I've covered transportation tech long enough to recognize the familiar pattern: company mentions "autonomous vehicles," investors throw money at screen, questions come later.

The deal itself sounds promising enough. Lyft will integrate Waymo's driverless vehicles into its platform, starting with Phoenix (always Phoenix, with its predictable weather and grid-like streets) before supposedly expanding to other markets. For Lyft shareholders who've endured years of disappointment, this moment must feel like finally getting a ride after standing in the rain for an hour.

But let's be real for a second.

The autonomous vehicle revolution has been "just around the corner" for so long that some of the original test cars should qualify for antique plates by now. I remember attending a 2016 transportation conference where executives confidently predicted widespread driverless adoption by 2020. How'd that work out?

There are two ways to look at this partnership. First, it could be a genuine technological shortcut for Lyft. Rather than burning billions on R&D like Uber has done (with questionable results), they're partnering with Waymo—arguably the most advanced player in the autonomous space. Smart move, if—and this is a massive if—the technology is actually ready for prime time beyond carefully controlled environments.

The second interpretation? Pure market theater.

Lyft gets an immediate stock boost and renewed relevance. Waymo gets a major distribution platform. Both companies get to issue glowing press releases. Everyone's happy! (At least until they have to figure out how to actually make money together.)

What makes me skeptical? History, for one thing. Remember Lyft's big autonomous partnership with GM back in 2016? Or their 2021 deal with Ford? Those generated plenty of headlines too. Where are those initiatives now? (That's not a rhetorical question—I genuinely don't know because they faded from view so completely.)

The timing is interesting, though. After years of setting investor cash on fire, both major ride-hailing companies have finally shown they might understand what profitability means. Adding autonomous vehicles to the equation could theoretically supercharge those margins by removing their biggest expense—those pesky human drivers who insist on being paid.

Look, I'm not saying this deal won't work. Maybe this time is different. The technology has certainly advanced. But the jump from "works in Phoenix" to "works nationwide in all weather conditions and unpredictable urban environments" is... substantial.

(Full disclosure: I once got stranded by a conventional Lyft driver who couldn't find my apartment during a mild rainstorm. So my expectations for robot drivers navigating Manhattan in February might be tempered by experience.)

What's most telling about this whole situation is how desperate investors seem for a tech narrative they can believe in. In a market saturated with AI hype and promises of disruption, the autonomous vehicle story almost feels nostalgic—like reuniting with an old flame who swears they've changed.
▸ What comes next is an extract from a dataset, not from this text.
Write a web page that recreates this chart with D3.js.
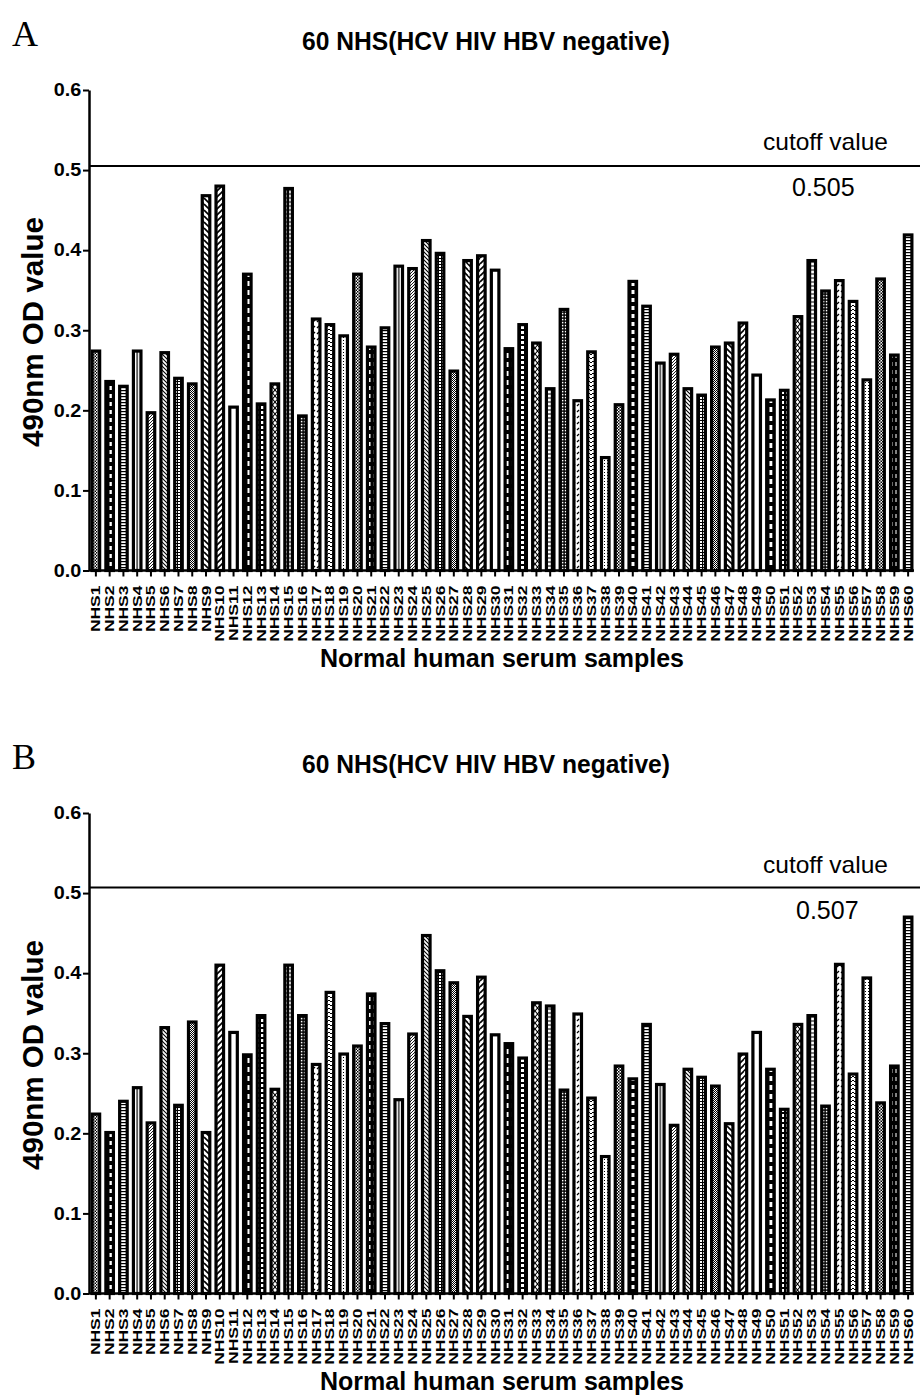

For Lyft, even if widespread deployment is years away, this partnership provides something crucial: a technology story that differentiates it from Uber. In the eyes of investors, sometimes the perception of future advantage is enough to drive present value.

Will passengers eventually benefit? Maybe. Will drivers lose jobs? Probably, eventually. Will investors who jumped in on this 25% pop make money? That's the multi-billion-dollar question nobody can answer yet.

I guess we'll find out if this partnership delivers passengers to their destinations... or just delivers another round of broken promises.